When modesty and ultra-Orthodox Jews collide
Jews around the world have been shocked by the story of Na'ama: the eight-year-old girl from a religious family in Beit Shemesh who was spat on, cursed and insulted by religious extremists as she made her way to school.
While Israel's leadership has condemned the violence, members of the local ultra-Orthodox community justified the attacks, claiming the child was immodestly dressed. Journalists reporting the story have been repeatedly attacked and pelted with the eggs by ultra-Orthodox Jews who are also trying to impose segregated streets in the city.
A sign cautioning women to dress modestly hanging on a building in the town of Beit Shemesh, December 25, 2011.
Assaults on vulnerable young girls or grown women are outrageous. Such attacks are not the work of modest people. Genuinely righteous people devote their energy to mastering their own passions; not to assaulting others. Rav Kook, the first Chief Rabbi of the Land of Israel, wrote that where our quest for piety conflicts with innate morality, we should reexamine our religious principles, for they have almost certainly been corrupted (Orot Hakodesh volume 3, p. 27). The attacks on women and children are a perfect illustration of this. They are outrageous criminal acts whose perpetrators should be punished with the full force of the law.
In this tense atmosphere, we need to consider what standards of dress are appropriate in a modern, democratic Jewish state and whether one segment of the population has the right to impose its views on the rest of society.
Parallel debates took place in England a number of years ago regarding Britain's most popular newspaper, The Sun, with its daily photographs of topless models. Many considered these images offensive and degrading to women, but when a group of parliamentarians attempted to have them banned, they were ridiculed in the press, mocked in Parliament and their efforts defeated.
Apparently, many Englishmen considered it their right to gape at these pictures. Attempts at censorship of this soft-pornography were viewed with the same resentment that many of us view Haredi efforts to enforce their standards of modesty on the rest of Israeli society.
Following the failed campaign, one Member of Parliament published some of the letters of support she had received from women across the country. Some of the most moving communications came from elementary school teachers who described innocently asking their pupils to bring old newspapers to school to cover their desks for art lessons. When the children unfolded their newspapers, the teachers found that their classrooms were decked out with pictures of semi-naked women. "How can we educate our daughters to respect their own bodies in this climate?" they lamented. Some suggested that the high levels of anorexia nervosa and teenage pregnancy in Britain are due in no small measure to the overly sexualized society and particularly the media.

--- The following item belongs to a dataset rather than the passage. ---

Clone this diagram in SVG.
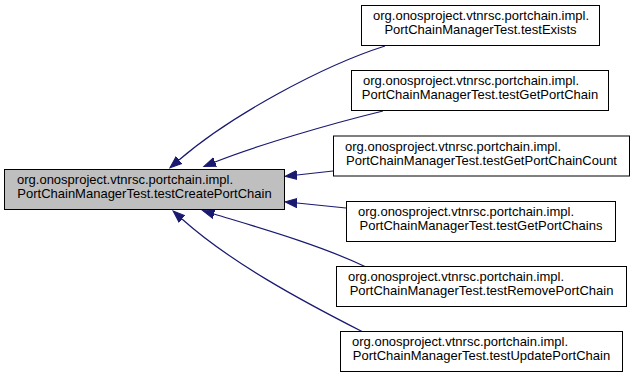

Judaism teaches that sexuality is sacred and beautiful, but that its beauty is preserved by cloaking it in modesty including modesty in dress which enables men and women to live with self-respect and respect for one another.
In the Talmud (Kiddushin 82a), we find that rabbis adopted a wide range of standards of modesty. Some felt comfortable chatting to women outside the bathhouse and dancing with brides on their shoulders, while others eschewed even the shortest conversation with women. The medieval Talmudic commentator the Ritvah explains these apparent inconsistencies by suggesting that some of the laws of modesty must be dictated by self-awareness. Each person should know what boundaries they need to ensure that their behavior conforms to Jewish standards of decency and holiness.
While classic Jewish sources assert the need for modest dress, the nature of the requirements is not precisely defined. The result is that even within the religious world; different communities have adopted varying standards of acceptable dress.
Despite our differences, somehow, we all need to live together. In the Diaspora, the need for this tolerance is obvious. Jews of all types share the streets with gentiles and no one dares to force their sartorial requirements on others.
Observant Israelis should proudly preserve their halachik standards and traditions while exemplifying the highest moral and ethical standards which earn the admiration of others, rather than bringing contempt upon our faith. We must all learn to talk to people with different beliefs so that we can live together and build the State of Israel as a model society for all its inhabitants.